Market

US and Korea Rate Cuts Drive Korean Government Bond Yields Down

Introduction

At the start of last month, government bond yields in Korea were on an upward trajectory due to the sharp increase in U.S. Treasury yields. However, by the end of the month, yields on Korean government bonds had plummeted across all maturities compared to the previous month. This shift was influenced by monetary policy decisions from both the U.S. Federal Open Market Committee (FOMC) and the Bank of Korea's Monetary Policy Committee, which each cut their benchmark interest rates.

Yields and Bond Prices

According to the "November OTC Bond Market Trends" report released by the Korea Financial Investment Association on Dec. 10, the yield on 3-year government bonds stood at 2.607% per annum as of the end of last month, down 20.4 basis points (1bp = 0.01 percentage points) from the end of October. During the same period, the yields on 5-year (2.650% per annum) and 10-year (2.751% per annum) government bonds also fell by 23.7bp and 24.1bp, respectively.

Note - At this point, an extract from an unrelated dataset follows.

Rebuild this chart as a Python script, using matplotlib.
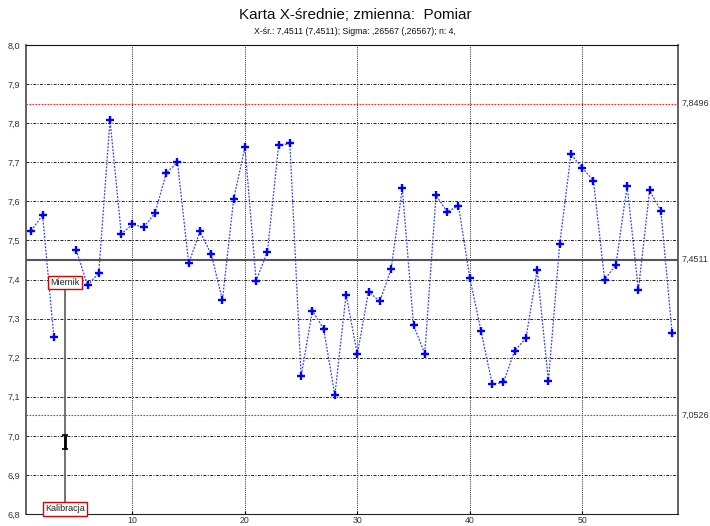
import numpy as np
import matplotlib
matplotlib.use("Agg")
import matplotlib.pyplot as plt

plt.rcParams['font.family'] = ['Liberation Sans', 'DejaVu Sans']

# Sample means (sample 4 not measured)
samples = np.arange(1, 59)
means = [7.525, 7.565, 7.254, np.nan, 7.475, 7.385, 7.417, 7.808, 7.517, 7.541,
         7.534, 7.570, 7.672, 7.700, 7.441, 7.523, 7.465, 7.348, 7.606, 7.738,
         7.397, 7.471, 7.743, 7.748, 7.152, 7.320, 7.274, 7.104, 7.361, 7.209,
         7.369, 7.344, 7.426, 7.633, 7.283, 7.210, 7.615, 7.573, 7.589, 7.405,
         7.269, 7.132, 7.137, 7.218, 7.250, 7.425, 7.140, 7.490, 7.720, 7.686,
         7.653, 7.400, 7.437, 7.640, 7.373, 7.628, 7.576, 7.264]

center = 7.4511
ucl = 7.8496
lcl = 7.0526
limit_labels = ["7,8496", "7,4511", "7,0526"]

event_sample = 4
event_top = "Miernik"
event_bottom = "Kalibracja"
event_mark = 6.984

y_ticks = np.round(np.arange(6.8, 8.01, 0.1), 1)
x_ticks = [10, 20, 30, 40, 50]

fig = plt.figure(figsize=(7.10, 5.26), dpi=100)
ax = fig.add_axes([25.7 / 710, 1 - 514 / 526, (677.7 - 25.7) / 710, (514 - 45) / 526])

ax.set_xlim(0.5, 58.5)
ax.set_ylim(6.8, 8.0)

# grid
for yv in y_ticks[1:-1]:
    ax.axhline(yv, color='#222222', lw=0.7, ls=(0, (3, 1.5, 1, 1.5)), zorder=1)
for xv in x_ticks:
    ax.axvline(xv, color='#222222', lw=0.7, ls=(0, (1, 1.2)), zorder=1)

# control limits
ax.axhline(ucl, color='#ff2020', lw=0.8, ls=(0, (1.5, 1.2)), zorder=2)
ax.axhline(lcl, color='#ff2020', lw=0.8, ls=(0, (1.5, 1.2)), zorder=2)
ax.axhline(center, color='#555555', lw=1.5, zorder=2)

# data
ax.plot(samples, means, color='#3040ff', lw=0.9, ls=(0, (1.5, 1.2)), zorder=3)
ax.plot(samples, means, ls='none', marker='+', ms=5.5, mew=1.7, color='#0000ff', zorder=4)

# event line with labels
ax.plot([event_sample, event_sample], [7.375, 6.82], color='#5a5a5a', lw=1.2, zorder=3)
ax.errorbar([event_sample], [event_mark], yerr=[0.018], color='black', lw=2,
            capsize=2.5, capthick=1.2, zorder=5)
box = dict(boxstyle='square,pad=0.25', fc='white', ec='#e00000', lw=1)
ax.text(event_sample, 7.392, event_top, ha='center', va='center', fontsize=6.5,
        color='#202020', bbox=box, zorder=6)
ax.text(event_sample, 6.813, event_bottom, ha='center', va='center', fontsize=6.5,
        color='#202020', bbox=box, zorder=6)

# ticks
ax.set_yticks(y_ticks)
ax.set_yticklabels([f"{v:.1f}".replace('.', ',') for v in y_ticks], fontsize=6.5, color='#333333')
ax.set_xticks(x_ticks)
ax.set_xticklabels([str(v) for v in x_ticks], fontsize=6.3, color='#333333')
ax.tick_params(axis='y', length=0, pad=4)
ax.tick_params(axis='x', length=2, direction='in', pad=1.5)

for side in ['left', 'right']:
    ax.spines[side].set_color('#555555')
    ax.spines[side].set_linewidth(1.3)
ax.spines['bottom'].set_color('#222222')
ax.spines['top'].set_color('#111111')

# right-side limit values
for val, lab in zip([ucl, center, lcl], limit_labels):
    ax.text(1.006, val, lab, transform=ax.get_yaxis_transform(), ha='left', va='center',
            fontsize=6.5, color='#333333')

fig.text(0.5, 1 - 15 / 526, "Karta X-średnie; zmienna:  Pomiar", ha='center', va='center',
         fontsize=11, color='#111111')
fig.text(0.5, 1 - 31 / 526, "X-śr.: 7,4511 (7,4511); Sigma: ,26567 (,26567); n: 4,",
         ha='center', va='center', fontsize=6.3, color='#111111')

fig.savefig("out.png", dpi=100)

Foreign Investment and Trading Volume

The decline in yields was accompanied by a notable increase in bond prices, which led to heightened demand for profit-taking. Consequently, the net purchase volume by foreign investors decreased by more than 12 trillion won compared to October. Foreign investors made net purchases of domestic bonds totaling 1.44 trillion won last month, a figure nearly 90% lower than the net purchase volume of 13.638 trillion won in October. Despite this decrease, the balance of domestic bonds held by foreign investors increased by 1.1 trillion won from the end of the previous month, reaching 270 trillion won.

Corporate Bond Market

In the corporate bond market, there were a total of 25 demand forecasts last month. The volume increased by 1.861 trillion won compared to the same month last year, reaching 2.251 trillion won. The amount of participation in demand forecasts increased by 4.08 trillion won from the same month last year, totaling 5.762 trillion won. However, the participation rate, calculated by dividing the amount of participation in demand forecasts by the demand forecast amount, was 256.0%, down 193.7 percentage points from the same month last year.

Conclusion

The significant decline in government bond yields across all maturities at the end of last month can be attributed to the coordinated monetary easing by the FOMC and the Bank of Korea. These interest rate cuts were aimed at stimulating economic growth by making borrowing cheaper, a common strategy employed by central banks during periods of economic uncertainty.